2015年には、念願の「ゆるキャラグランプリ」に出場、1747体中142位だったものの、出馬会見では「2位ではだめなんです」という名言を残して話題となった。Twitterでも人気を博す一方で、政治的な発言から炎上も経験、政界の荒波をくぐってきた。
しかし、2016年に民主党が民進党になるの伴い、民主くんは民進党の非公認キャラの「窓際」に追いやられてしまう。そこで、同年4月にニコニコ動画のイベント「ニコニコ超会議2016」で、引退を賭けてゲームに臨んだが、千葉県佐倉市のゆるキャラに敗北し、引導を渡された。
民主くんは、後任である民進党のゆるキャラ「ミンシン」に公認の座を譲り、一時は廃棄処分の危機に晒されたが、「かわいそう」「捨てないで」という声が寄せられたことから、東京・永田町の憲政記念館へ寄贈されたという。
政界を引退し、現在は憲政記念館で隠居している民主くんだが、そこへ降って湧いたのが、立憲民主党の結党だった。民主くんに現役復帰を期待するユーザーが相次ぎ、Twitterではリッケンバッカーのギターを持った民主くんの画像が使用された非公式のアカウントも登場している。しかし、民主くんが再び、立憲民主党の公認キャラとして復帰するにはハードルが高いようだ。民進党のメディア担当者はこう話す。

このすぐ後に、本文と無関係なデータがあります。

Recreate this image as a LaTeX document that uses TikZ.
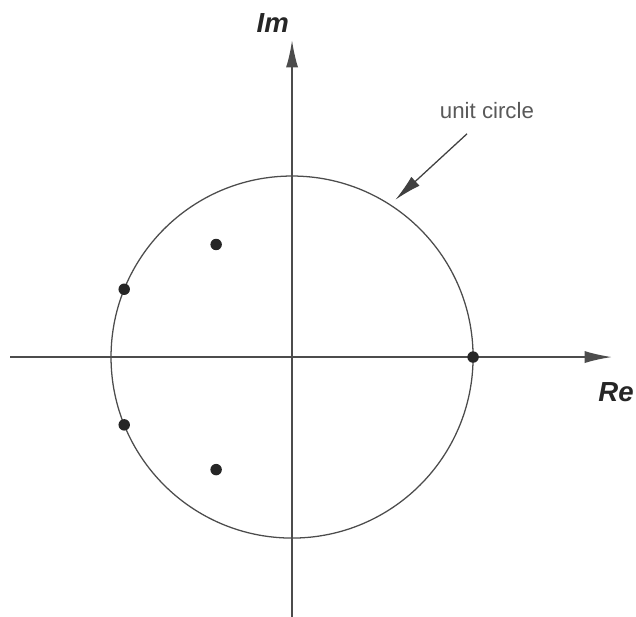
\documentclass[tikz,border=0pt]{standalone}
\usepackage{fontspec}
\setmainfont{Liberation Sans}
\usetikzlibrary{arrows.meta,positioning,calc}

\begin{document}
\begin{tikzpicture}[
    axis/.style={draw=black!70, line width=0.8pt, -{Latex[length=4.5mm,width=2mm]}},
    unitline/.style={draw=black!70, line width=0.6pt},
    pointer/.style={draw=black!75, line width=0.6pt, -{Latex[length=4.5mm,width=2mm]}},
    zero/.style={circle, fill=black!85, inner sep=0pt, minimum size=1.9mm},
    axislabel/.style={font=\fontsize{13}{15}\selectfont\bfseries\itshape, text=black!85, inner sep=0pt},
    note/.style={font=\fontsize{10.5}{12}\selectfont, text=black!65, inner sep=0pt}
]
\useasboundingbox (-4.84,-4.293) rectangle (5.70,5.917);

% axes
\coordinate (west) at (-4.67,0);
\coordinate (east) at (5.30,0);
\coordinate (south) at (0,-4.40);
\coordinate (north) at (0,5.25);
\draw[axis] (west) -- (east);
\draw[axis] (south) -- (north);
\node[axislabel] (im) at (-0.32,5.54) {Im};
\node[axislabel, anchor=west] (re) at (5.07,-0.58) {Re};

% unit circle
\coordinate (origin) at (0,0);
\draw[unitline] (origin) circle (3);
\node[note] (label) at (3.23,4.08) {unit circle};
\coordinate (tail) at (2.90,3.70);
\coordinate (head) at (56.7:3.12);
\draw[pointer] (tail) -- (head);

% zeros
\node[zero] (z1) at (0:3) {};
\node[zero] (z2) at (158:3) {};
\node[zero] (z3) at (-158:3) {};
\node[zero] (z4) at (124:2.25) {};
\node[zero] (z5) at (-124:2.25) {};

\end{tikzpicture}
\end{document}
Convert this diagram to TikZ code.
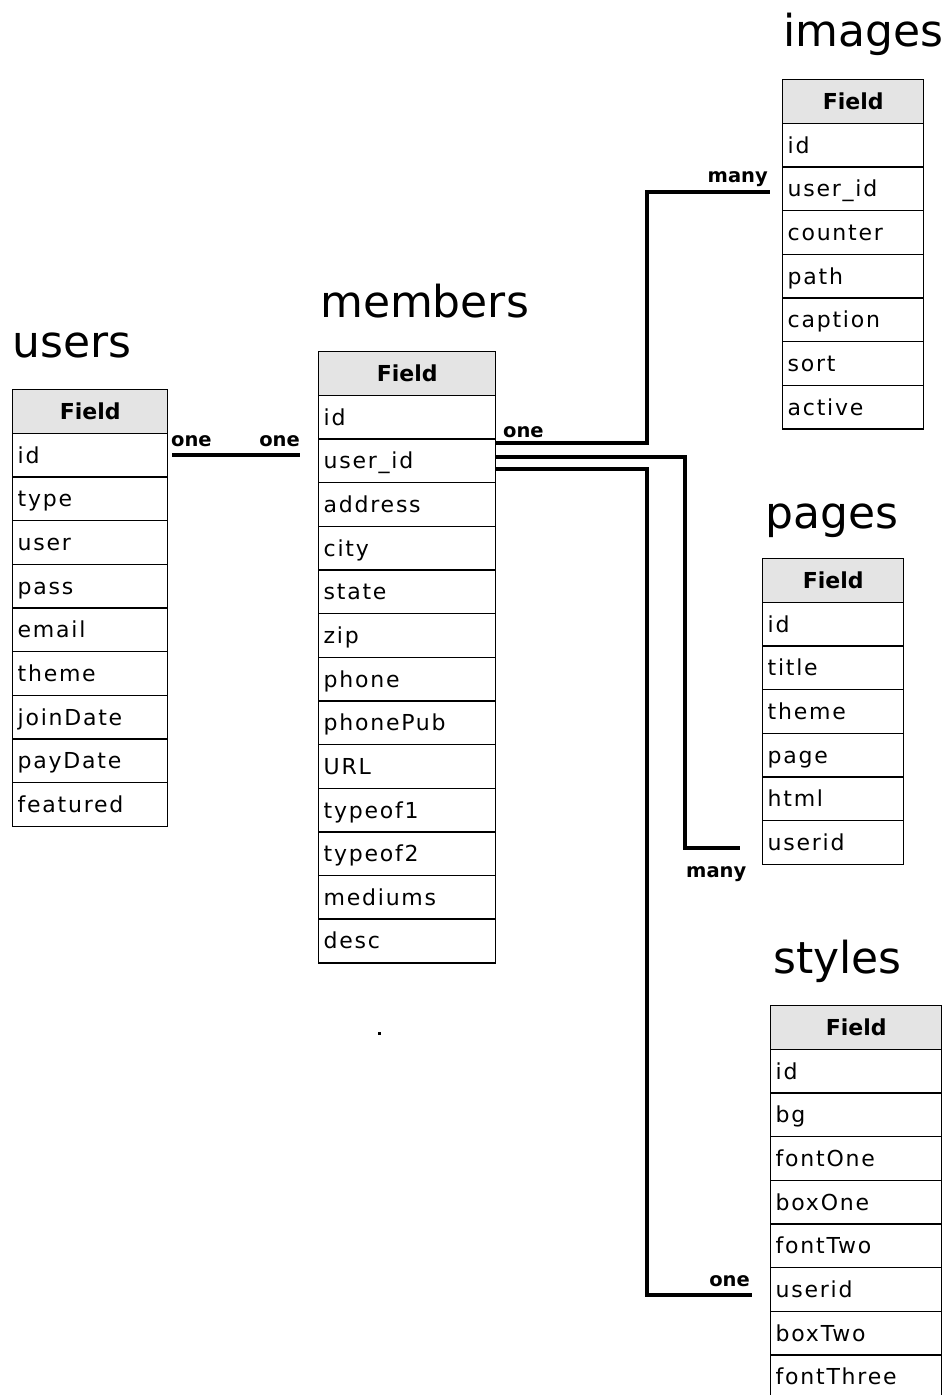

「民主くんの復帰に期待が集まっていることは知っています。民主くんについては、民主党から民進党が権利などを引き継いでいますが、現在は憲政記念館に寄贈されているので、(立憲民主党からオファーがあったとしても)理屈の上で民主くんを復帰させるのは難しいでしょう」
では、民主くんから党の公認ゆるキャラの座を引き継いだミンシンは、揺れる政局でどう動くのか。
「今回の衆院選では民進党として候補者は出さずに希望の党を応援することが決まっていますが、さすがにミンシンが希望の党の応援活動をするのは、ややこしいとは思います(苦笑)。民進党には参院議員や地方自治体の議員、私たちのような党職員もいますから、ミンシンの今後は選挙後に皆さんの話し合いで決まるのではないでしょうか」
憲政記念館によると、民主くんは現在、展示されておらず、次回の展示も未定という。この10年、激動の政局を見つめ続けてきた民主くん。憲政記念館の片隅から、何を思っているのだろうか。